Your contact information should be clearly visible, but less apparent than any other details, so place it somewhere discreet and choose your font size wisely.
If you’re a recent college graduate after your first role, it can be useful to include details of what you studied and where, plus the year of your graduation. This gives the reader more context for your portfolio.
If you already have experience and are currently in employment, you might consider including your existing job title to give more context around who you are and where you’re coming from.
If you’ve submitted a resume with your portfolio, the recruiter will already have access to this information, but it can be useful to jog their memory. You don’t want them to have to hunt it down; having to put in more effort may put them off contacting you.
For written content, include a short paragraph that hooks the reader in and makes them want to look beyond the front cover.
This is optional, but including a photograph on your portfolio cover page adds a personal touch that can make you stand out. It helps the reader feel connected to you, which can really help bring your work to life.
Of course, if you do not feel comfortable with this, you’re under no obligation to have one, just as you’re under no obligation to add a photo to your resume.
If you do include one, go for a professional headshot that makes you look suited to the role.
This is really job-specific but, as stated, an attractive cover page can help catch the eye of a busy recruiter.
If you work in some aspect of visual art, this should come fairly easy to you; whatever design elements you incorporate should reflect the style of your work.
If you’re not a designer, you could opt for stock imagery, provided you have the rights for its use, or you could use a template offered by an online design solution like Canva.
Alternatively, you could pay to have your cover professionally designed. It’s a wise investment when you consider your portfolio cover page could help you land your dream job.
You may not think there’s much you can do to tailor your portfolio cover page. After all, your name and job/degree title remain the same whatever job you apply for.
However, you can, and should, tailor your short career objective, and try to match it as closely as possible with the person specification provided in the job description.
Much like the company you’re applying to has an established brand identity, it’s beneficial to create your own. It shows consistency, attention to detail and individuality.

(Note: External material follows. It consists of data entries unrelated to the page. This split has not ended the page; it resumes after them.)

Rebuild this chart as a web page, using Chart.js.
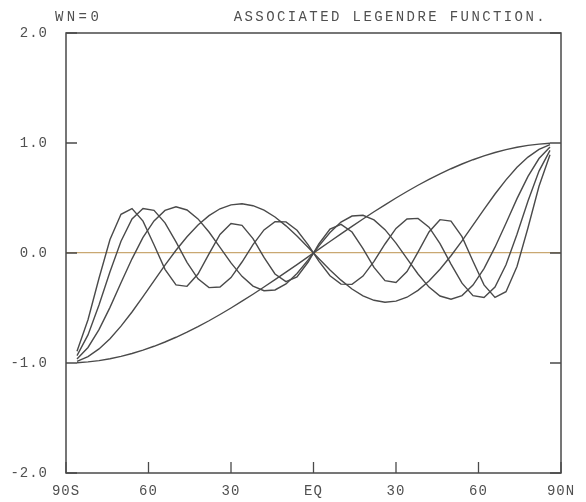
<!DOCTYPE html>
<html>
<head>
<meta charset="utf-8">
<title>Associated Legendre function, WN=0</title>
<script src="https://cdn.jsdelivr.net/npm/chart.js@4.4.1/dist/chart.umd.min.js"></script>
<style>
  html, body { margin: 0; padding: 0; background: #ffffff; }
  #wrap { width: 586px; height: 502px; }
</style>
</head>
<body>
<div id="wrap"><canvas id="legendreChart" width="586" height="502"></canvas></div>
<script>
// Legendre functions for zonal wavenumber 0, odd degrees n = 1..9,
// sampled on a 4-degree latitude grid (2 deg off the equator / poles).
const latitudes = [
    -86, -82, -78, -74, -70, -66, -62, -58, -54, -50, -46,
    -42, -38, -34, -30, -26, -22, -18, -14, -10, -6, -2,
    2, 6, 10, 14, 18, 22, 26, 30, 34, 38, 42,
    46, 50, 54, 58, 62, 66, 70, 74, 78, 82, 86
];

const p1 = [
    -0.998, -0.990, -0.978, -0.961, -0.940, -0.914, -0.883, -0.848, -0.809, -0.766, -0.719,
    -0.669, -0.616, -0.559, -0.500, -0.438, -0.375, -0.309, -0.242, -0.174, -0.105, -0.035,
    0.035, 0.105, 0.174, 0.242, 0.309, 0.375, 0.438, 0.500, 0.559, 0.616, 0.669,
    0.719, 0.766, 0.809, 0.848, 0.883, 0.914, 0.940, 0.961, 0.978, 0.990, 0.998
];
const p3 = [
    -0.985, -0.942, -0.872, -0.779, -0.665, -0.536, -0.396, -0.253, -0.110, 0.025, 0.148,
    0.255, 0.340, 0.402, 0.438, 0.447, 0.430, 0.390, 0.327, 0.247, 0.154, 0.052,
    -0.052, -0.154, -0.247, -0.327, -0.390, -0.430, -0.447, -0.438, -0.402, -0.340, -0.255,
    -0.148, -0.025, 0.110, 0.253, 0.396, 0.536, 0.665, 0.779, 0.872, 0.942, 0.985
];
const p5 = [
    -0.964, -0.859, -0.697, -0.494, -0.271, -0.053, 0.142, 0.292, 0.387, 0.420, 0.391,
    0.310, 0.191, 0.051, -0.090, -0.212, -0.301, -0.343, -0.336, -0.281, -0.186, -0.065,
    0.065, 0.186, 0.281, 0.336, 0.343, 0.301, 0.212, 0.090, -0.051, -0.191, -0.310,
    -0.391, -0.420, -0.387, -0.292, -0.142, 0.053, 0.271, 0.494, 0.697, 0.859, 0.964
];
const p7 = [
    -0.933, -0.745, -0.473, -0.170, 0.107, 0.309, 0.405, 0.388, 0.274, 0.101, -0.085,
    -0.235, -0.315, -0.309, -0.223, -0.082, 0.076, 0.210, 0.285, 0.283, 0.207, 0.076,
    -0.076, -0.207, -0.283, -0.285, -0.210, -0.076, 0.082, 0.223, 0.309, 0.315, 0.235,
    0.085, -0.101, -0.274, -0.388, -0.405, -0.309, -0.107, 0.170, 0.473, 0.745, 0.933
];
const p9 = [
    -0.893, -0.607, -0.230, 0.123, 0.352, 0.404, 0.290, 0.075, -0.148, -0.290, -0.303,
    -0.191, -0.008, 0.169, 0.268, 0.252, 0.131, -0.040, -0.191, -0.260, -0.218, -0.084,
    0.084, 0.218, 0.260, 0.191, 0.040, -0.131, -0.252, -0.268, -0.169, 0.008, 0.191,
    0.303, 0.290, 0.148, -0.075, -0.290, -0.404, -0.352, -0.123, 0.230, 0.607, 0.893
];

const latTicks = [-90, -60, -30, 0, 30, 60, 90];
const latTickLabels = ['90S', '60', '30', 'EQ', '30', '60', '90N'];
const valueTicks = [-2, -1, 0, 1, 2];

const seriesList = [p1, p3, p5, p7, p9];
const seriesNames = ['P1', 'P3', 'P5', 'P7', 'P9'];

const INK = '#4a4a4a';
const ZERO_LINE = '#c9a872';
const FONT = "'Liberation Mono', 'DejaVu Sans Mono', monospace";

// frame box + inward tick marks + the two header strings
const plotterFrame = {
    id: 'plotterFrame',
    beforeDraw(chart) {
        // plotter lettering is a bit wider than the mono font; tick labels inherit this
        chart.ctx.letterSpacing = '1px';
    },
    afterDatasetsDraw(chart) {
        const { ctx, chartArea: a, scales } = chart;
        const tick = 11;
        ctx.save();
        ctx.strokeStyle = INK;
        ctx.lineWidth = 1.5;
        ctx.strokeRect(a.left, a.top, a.right - a.left, a.bottom - a.top);

        ctx.lineWidth = 1.3;
        ctx.beginPath();
        valueTicks.forEach(function (v) {
            const y = scales.y.getPixelForValue(v);
            ctx.moveTo(a.left, y); ctx.lineTo(a.left + tick, y);
            ctx.moveTo(a.right, y); ctx.lineTo(a.right - tick, y);
        });
        latTicks.forEach(function (v) {
            const x = scales.x.getPixelForValue(v);
            ctx.moveTo(x, a.bottom); ctx.lineTo(x, a.bottom - tick);
        });
        ctx.stroke();

        ctx.fillStyle = '#505050';
        ctx.font = '14px ' + FONT;
        ctx.textBaseline = 'alphabetic';
        ctx.letterSpacing = '3.4px';
        ctx.textAlign = 'left';
        ctx.fillText('WN=0', a.left - 11, 21);
        ctx.letterSpacing = '2.4px';
        ctx.textAlign = 'right';
        ctx.fillText('ASSOCIATED LEGENDRE FUNCTION.', a.right - 14, 21);
        ctx.restore();
    }
};

new Chart(document.getElementById('legendreChart'), {
    type: 'line',
    data: {
        datasets: seriesList.map(function (values, i) {
            return {
                label: seriesNames[i],
                data: latitudes.map(function (lat, j) { return { x: lat, y: values[j] }; }),
                borderColor: INK,
                borderWidth: 1.4,
                pointRadius: 0,
                tension: 0,
                fill: false
            };
        })
    },
    options: {
        responsive: false,
        animation: false,
        layout: { padding: { top: 33, right: 25, left: 0, bottom: 0 } },
        plugins: {
            legend: { display: false },
            tooltip: { enabled: false }
        },
        scales: {
            x: {
                type: 'linear',
                min: -90,
                max: 90,
                afterBuildTicks: function (scale) {
                    scale.ticks = latTicks.map(function (v) { return { value: v }; });
                },
                afterFit: function (scale) { scale.height = 29; },
                grid: { display: false, drawTicks: false },
                border: { display: false },
                ticks: {
                    autoSkip: false,
                    maxRotation: 0,
                    padding: 10,
                    color: '#505050',
                    font: { family: FONT, size: 14 },
                    callback: function (value, index) { return latTickLabels[index]; }
                }
            },
            y: {
                min: -2,
                max: 2,
                afterBuildTicks: function (scale) {
                    scale.ticks = valueTicks.map(function (v) { return { value: v }; });
                },
                afterFit: function (scale) { scale.width = 66; },
                grid: {
                    drawTicks: false,
                    lineWidth: 1.3,
                    color: function (c) {
                        return c.tick && c.tick.value === 0 ? ZERO_LINE : 'rgba(0,0,0,0)';
                    }
                },
                border: { display: false },
                ticks: {
                    padding: 18,
                    color: '#505050',
                    font: { family: FONT, size: 14 },
                    callback: function (value) { return value.toFixed(1); }
                }
            }
        }
    },
    plugins: [plotterFrame]
});
</script>
</body>
</html>
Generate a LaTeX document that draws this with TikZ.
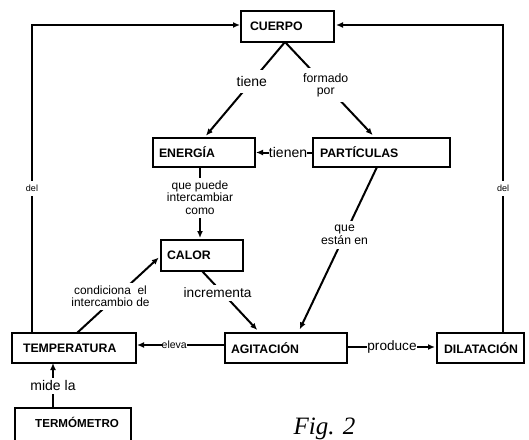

Whatever design you settle on for the cover page, make sure it extends throughout your portfolio and matches with other personal brand assets like your website, business cards and social profiles.
You may even choose to create a matching letterhead for your accompanying cover letter.
Consider carefully the layout of your cover page. Written information should be easy to read at a glance and you should try to make the best possible use of white space.
Be consistent in your choice of font and colours, keeping the latter to a minimum for a professional look.
You wouldn’t submit your resume without giving it a final check over. The same applies to your portfolio cover page.
Any spelling, grammar or punctuation errors can mark you as unprofessional from the outset, so proofread it until you're absolutely sure there are no mistakes.
It can be hard to look objectively at something you’ve designed yourself, so it’s a good idea to get a family member, friend or colleague to give their thoughts on your portfolio cover page.
They’ll likely be able to spot any mistakes you’ve missed after looking at it for too long and may well have a little creative input to take it to the next level.
Your portfolio cover page is one of the easiest parts of your professional image to optimize – and one of the most worthwhile.
Consider all the hard work you've put into the projects you’re trying to showcase and how disappointed you’d be if they never reached a recruiter's eyes because your front cover let you down.
It’s well worth investing your time to make sure your cover page is a good representation of who you are, and the skills, passion and creativity you can offer any potential employer.